• _GOAL_
Write out again exactly the lines from the one containing "Give me the Chart.js source for this chart." through the one containing "ctx.lineCap = 'round'", both included, and omit the pictures.

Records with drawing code
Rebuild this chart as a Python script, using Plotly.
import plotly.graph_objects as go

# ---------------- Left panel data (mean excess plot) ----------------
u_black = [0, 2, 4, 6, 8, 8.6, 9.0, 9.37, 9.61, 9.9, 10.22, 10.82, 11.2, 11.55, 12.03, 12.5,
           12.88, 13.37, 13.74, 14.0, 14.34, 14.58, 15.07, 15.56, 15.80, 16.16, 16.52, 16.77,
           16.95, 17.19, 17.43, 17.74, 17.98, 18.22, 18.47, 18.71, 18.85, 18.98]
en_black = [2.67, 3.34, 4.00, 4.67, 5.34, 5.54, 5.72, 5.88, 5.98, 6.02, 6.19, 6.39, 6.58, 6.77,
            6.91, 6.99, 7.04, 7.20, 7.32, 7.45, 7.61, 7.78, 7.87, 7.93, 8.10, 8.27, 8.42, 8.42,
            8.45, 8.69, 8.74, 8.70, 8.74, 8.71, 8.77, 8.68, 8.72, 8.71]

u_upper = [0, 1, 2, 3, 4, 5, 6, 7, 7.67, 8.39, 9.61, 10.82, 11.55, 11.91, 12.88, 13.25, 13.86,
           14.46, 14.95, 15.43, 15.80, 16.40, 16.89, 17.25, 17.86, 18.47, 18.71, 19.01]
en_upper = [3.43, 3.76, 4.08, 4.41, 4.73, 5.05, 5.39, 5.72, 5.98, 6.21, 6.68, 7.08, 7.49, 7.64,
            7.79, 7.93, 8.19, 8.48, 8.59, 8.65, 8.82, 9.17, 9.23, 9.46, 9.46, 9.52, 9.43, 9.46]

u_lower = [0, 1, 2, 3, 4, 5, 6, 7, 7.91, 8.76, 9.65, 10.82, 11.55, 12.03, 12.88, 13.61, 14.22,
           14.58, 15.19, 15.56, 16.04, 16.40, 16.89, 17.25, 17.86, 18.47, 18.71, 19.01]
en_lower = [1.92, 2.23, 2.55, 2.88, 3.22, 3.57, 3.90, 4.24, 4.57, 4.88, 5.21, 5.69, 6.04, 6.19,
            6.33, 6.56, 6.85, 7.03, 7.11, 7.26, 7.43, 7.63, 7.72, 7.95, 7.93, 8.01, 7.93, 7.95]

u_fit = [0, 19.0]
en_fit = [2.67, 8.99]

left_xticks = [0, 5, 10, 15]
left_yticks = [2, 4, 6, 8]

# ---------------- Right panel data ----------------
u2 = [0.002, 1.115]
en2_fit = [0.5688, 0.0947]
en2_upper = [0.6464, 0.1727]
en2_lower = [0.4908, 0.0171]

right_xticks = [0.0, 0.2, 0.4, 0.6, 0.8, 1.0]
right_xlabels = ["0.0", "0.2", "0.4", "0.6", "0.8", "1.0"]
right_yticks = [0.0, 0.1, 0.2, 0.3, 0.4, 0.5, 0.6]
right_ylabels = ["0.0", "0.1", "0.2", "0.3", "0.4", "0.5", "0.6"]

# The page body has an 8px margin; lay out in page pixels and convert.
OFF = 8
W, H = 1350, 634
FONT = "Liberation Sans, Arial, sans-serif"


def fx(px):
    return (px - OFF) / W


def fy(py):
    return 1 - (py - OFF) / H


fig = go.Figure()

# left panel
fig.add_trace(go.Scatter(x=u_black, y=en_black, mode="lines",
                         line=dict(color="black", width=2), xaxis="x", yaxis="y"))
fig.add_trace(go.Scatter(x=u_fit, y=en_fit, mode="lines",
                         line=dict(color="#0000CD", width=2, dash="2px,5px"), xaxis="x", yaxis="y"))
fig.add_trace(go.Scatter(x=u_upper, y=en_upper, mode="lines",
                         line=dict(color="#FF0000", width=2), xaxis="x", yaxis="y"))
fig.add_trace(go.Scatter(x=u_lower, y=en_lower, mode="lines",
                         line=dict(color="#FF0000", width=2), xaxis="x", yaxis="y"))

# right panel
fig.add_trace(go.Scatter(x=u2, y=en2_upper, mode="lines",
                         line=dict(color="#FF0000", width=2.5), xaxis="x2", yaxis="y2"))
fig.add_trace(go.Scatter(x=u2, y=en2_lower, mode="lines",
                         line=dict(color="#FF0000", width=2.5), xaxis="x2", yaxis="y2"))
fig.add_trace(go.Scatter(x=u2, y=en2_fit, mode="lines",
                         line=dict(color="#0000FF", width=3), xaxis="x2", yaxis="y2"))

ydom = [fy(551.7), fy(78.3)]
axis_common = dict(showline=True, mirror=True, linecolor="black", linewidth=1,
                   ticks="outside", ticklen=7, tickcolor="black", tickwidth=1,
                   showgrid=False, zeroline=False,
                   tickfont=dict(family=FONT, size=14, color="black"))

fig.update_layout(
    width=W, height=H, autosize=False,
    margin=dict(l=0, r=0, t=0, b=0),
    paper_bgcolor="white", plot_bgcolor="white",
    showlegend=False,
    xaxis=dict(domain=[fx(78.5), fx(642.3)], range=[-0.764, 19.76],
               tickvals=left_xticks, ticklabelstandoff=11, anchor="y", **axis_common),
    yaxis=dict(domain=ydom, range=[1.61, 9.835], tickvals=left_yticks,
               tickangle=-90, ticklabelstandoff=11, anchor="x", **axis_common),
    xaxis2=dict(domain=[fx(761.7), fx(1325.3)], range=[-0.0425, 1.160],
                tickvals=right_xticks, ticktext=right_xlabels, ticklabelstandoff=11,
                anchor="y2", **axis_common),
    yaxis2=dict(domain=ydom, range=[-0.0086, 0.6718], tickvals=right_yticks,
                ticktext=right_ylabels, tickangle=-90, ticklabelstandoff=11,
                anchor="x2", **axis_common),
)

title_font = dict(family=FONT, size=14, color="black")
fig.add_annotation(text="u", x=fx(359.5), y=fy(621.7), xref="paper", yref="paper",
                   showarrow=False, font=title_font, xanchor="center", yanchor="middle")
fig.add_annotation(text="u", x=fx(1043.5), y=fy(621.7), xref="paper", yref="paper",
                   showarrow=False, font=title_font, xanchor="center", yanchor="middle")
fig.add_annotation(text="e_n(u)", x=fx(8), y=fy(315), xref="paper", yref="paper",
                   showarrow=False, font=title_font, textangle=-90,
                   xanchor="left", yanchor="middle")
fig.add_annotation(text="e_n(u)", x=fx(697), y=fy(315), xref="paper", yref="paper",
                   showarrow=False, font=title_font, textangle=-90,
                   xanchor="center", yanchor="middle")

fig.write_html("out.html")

...

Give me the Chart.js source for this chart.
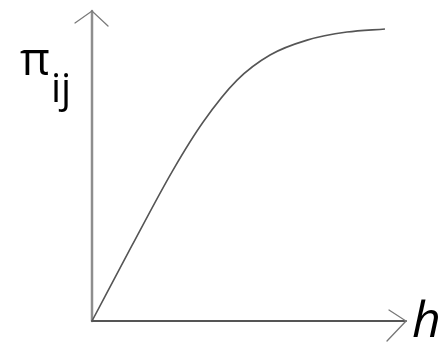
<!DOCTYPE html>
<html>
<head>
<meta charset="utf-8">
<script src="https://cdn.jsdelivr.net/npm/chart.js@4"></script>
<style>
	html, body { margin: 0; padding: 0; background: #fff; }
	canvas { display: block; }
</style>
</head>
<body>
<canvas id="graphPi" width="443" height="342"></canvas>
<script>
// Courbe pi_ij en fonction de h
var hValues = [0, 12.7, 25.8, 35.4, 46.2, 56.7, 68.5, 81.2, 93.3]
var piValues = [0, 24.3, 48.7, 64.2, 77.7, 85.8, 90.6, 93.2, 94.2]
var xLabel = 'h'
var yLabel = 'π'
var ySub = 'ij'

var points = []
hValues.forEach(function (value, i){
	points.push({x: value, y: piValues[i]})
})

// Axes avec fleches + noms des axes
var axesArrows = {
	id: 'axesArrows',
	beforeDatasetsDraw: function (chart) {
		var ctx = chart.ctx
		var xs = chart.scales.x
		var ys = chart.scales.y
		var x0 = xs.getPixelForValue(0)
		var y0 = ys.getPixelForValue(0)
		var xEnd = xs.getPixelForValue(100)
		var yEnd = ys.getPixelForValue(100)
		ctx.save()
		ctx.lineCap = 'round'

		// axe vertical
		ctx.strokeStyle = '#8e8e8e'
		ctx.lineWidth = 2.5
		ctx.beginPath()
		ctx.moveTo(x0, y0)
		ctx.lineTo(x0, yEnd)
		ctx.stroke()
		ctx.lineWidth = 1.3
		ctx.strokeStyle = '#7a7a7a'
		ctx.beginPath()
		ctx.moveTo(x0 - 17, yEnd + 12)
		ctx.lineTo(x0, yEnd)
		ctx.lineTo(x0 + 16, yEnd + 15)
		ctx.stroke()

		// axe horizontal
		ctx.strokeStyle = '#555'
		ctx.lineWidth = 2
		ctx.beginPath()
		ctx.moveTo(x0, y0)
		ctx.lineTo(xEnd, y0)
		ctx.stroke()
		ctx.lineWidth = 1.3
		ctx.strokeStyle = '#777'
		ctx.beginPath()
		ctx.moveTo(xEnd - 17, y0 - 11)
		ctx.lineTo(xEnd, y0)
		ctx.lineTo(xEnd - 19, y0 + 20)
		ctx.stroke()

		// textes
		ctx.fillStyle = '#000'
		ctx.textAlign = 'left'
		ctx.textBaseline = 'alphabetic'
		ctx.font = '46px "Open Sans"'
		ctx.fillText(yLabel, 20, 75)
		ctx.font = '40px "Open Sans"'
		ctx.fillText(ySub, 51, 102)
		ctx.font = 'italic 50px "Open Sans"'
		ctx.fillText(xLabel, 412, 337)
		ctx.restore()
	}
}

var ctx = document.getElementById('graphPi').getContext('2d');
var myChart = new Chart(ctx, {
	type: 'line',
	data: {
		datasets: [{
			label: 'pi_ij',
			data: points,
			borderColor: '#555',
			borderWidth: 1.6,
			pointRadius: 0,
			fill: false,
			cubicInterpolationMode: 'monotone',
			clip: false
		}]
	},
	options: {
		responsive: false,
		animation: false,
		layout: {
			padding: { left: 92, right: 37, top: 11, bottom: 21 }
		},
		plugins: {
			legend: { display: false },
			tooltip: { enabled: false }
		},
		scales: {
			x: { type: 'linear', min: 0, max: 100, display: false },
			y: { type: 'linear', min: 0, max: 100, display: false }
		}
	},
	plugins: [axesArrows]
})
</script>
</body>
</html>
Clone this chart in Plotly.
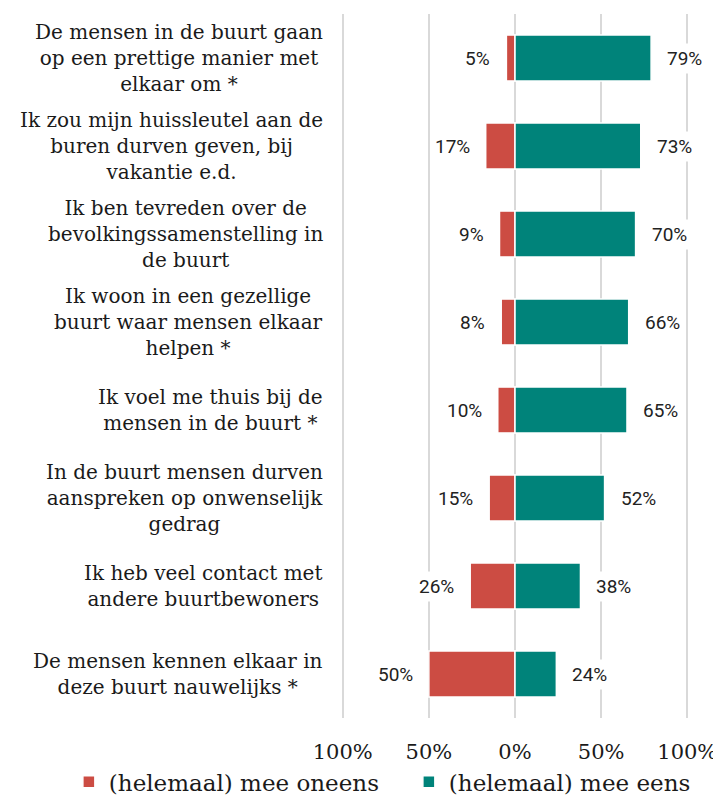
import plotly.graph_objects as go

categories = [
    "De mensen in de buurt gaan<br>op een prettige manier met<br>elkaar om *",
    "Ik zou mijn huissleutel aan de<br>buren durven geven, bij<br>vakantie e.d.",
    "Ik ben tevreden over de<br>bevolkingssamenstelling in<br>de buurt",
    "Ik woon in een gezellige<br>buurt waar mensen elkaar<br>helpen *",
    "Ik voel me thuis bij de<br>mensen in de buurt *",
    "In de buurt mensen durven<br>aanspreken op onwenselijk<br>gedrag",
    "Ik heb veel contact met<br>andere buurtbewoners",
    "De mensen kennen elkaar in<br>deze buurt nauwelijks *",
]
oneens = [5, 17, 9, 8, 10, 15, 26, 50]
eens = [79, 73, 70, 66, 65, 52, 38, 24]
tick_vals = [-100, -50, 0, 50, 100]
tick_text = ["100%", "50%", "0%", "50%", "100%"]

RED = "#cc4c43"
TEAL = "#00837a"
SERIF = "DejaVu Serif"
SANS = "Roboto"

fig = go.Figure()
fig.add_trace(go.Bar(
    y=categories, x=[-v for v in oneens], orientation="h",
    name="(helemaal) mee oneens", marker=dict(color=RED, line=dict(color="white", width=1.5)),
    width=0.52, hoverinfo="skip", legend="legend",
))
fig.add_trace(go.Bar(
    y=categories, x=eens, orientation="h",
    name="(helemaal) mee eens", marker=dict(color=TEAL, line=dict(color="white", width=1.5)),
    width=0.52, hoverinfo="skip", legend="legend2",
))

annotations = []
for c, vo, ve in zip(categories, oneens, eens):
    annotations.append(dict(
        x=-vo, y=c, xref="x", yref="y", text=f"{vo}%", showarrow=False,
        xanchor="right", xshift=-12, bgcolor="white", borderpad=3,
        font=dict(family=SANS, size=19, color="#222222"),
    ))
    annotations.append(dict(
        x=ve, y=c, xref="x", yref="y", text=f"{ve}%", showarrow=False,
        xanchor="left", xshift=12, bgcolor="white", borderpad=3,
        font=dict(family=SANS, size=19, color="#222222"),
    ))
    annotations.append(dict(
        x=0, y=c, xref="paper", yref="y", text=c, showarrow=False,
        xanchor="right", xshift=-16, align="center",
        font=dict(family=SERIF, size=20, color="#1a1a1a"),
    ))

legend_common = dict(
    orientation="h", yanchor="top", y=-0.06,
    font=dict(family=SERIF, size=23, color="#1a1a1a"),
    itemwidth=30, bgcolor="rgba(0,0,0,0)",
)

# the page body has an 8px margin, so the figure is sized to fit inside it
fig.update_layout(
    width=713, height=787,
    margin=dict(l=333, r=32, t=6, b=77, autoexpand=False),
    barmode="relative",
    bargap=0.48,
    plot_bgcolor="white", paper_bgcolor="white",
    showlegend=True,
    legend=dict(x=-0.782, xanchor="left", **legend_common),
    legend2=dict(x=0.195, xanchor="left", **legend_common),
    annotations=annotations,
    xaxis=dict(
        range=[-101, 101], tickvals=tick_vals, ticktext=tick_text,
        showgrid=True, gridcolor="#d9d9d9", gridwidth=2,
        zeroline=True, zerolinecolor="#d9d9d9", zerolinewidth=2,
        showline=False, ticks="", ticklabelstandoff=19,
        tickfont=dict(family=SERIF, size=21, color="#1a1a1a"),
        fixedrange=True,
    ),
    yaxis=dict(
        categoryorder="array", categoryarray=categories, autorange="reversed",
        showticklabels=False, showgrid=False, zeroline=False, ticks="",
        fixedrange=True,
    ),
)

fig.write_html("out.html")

• _REPLY TO THE EXERCISE_
Give me the Chart.js source for this chart.
<!DOCTYPE html>
<html>
<head>
<meta charset="utf-8">
<script src="https://cdn.jsdelivr.net/npm/chart.js@4"></script>
<style>
	html, body { margin: 0; padding: 0; background: #fff; }
	canvas { display: block; }
</style>
</head>
<body>
<canvas id="graphPi" width="443" height="342"></canvas>
<script>
// Courbe pi_ij en fonction de h
var hValues = [0, 12.7, 25.8, 35.4, 46.2, 56.7, 68.5, 81.2, 93.3]
var piValues = [0, 24.3, 48.7, 64.2, 77.7, 85.8, 90.6, 93.2, 94.2]
var xLabel = 'h'
var yLabel = 'π'
var ySub = 'ij'

var points = []
hValues.forEach(function (value, i){
	points.push({x: value, y: piValues[i]})
})

// Axes avec fleches + noms des axes
var axesArrows = {
	id: 'axesArrows',
	beforeDatasetsDraw: function (chart) {
		var ctx = chart.ctx
		var xs = chart.scales.x
		var ys = chart.scales.y
		var x0 = xs.getPixelForValue(0)
		var y0 = ys.getPixelForValue(0)
		var xEnd = xs.getPixelForValue(100)
		var yEnd = ys.getPixelForValue(100)
		ctx.save()
		ctx.lineCap = 'round'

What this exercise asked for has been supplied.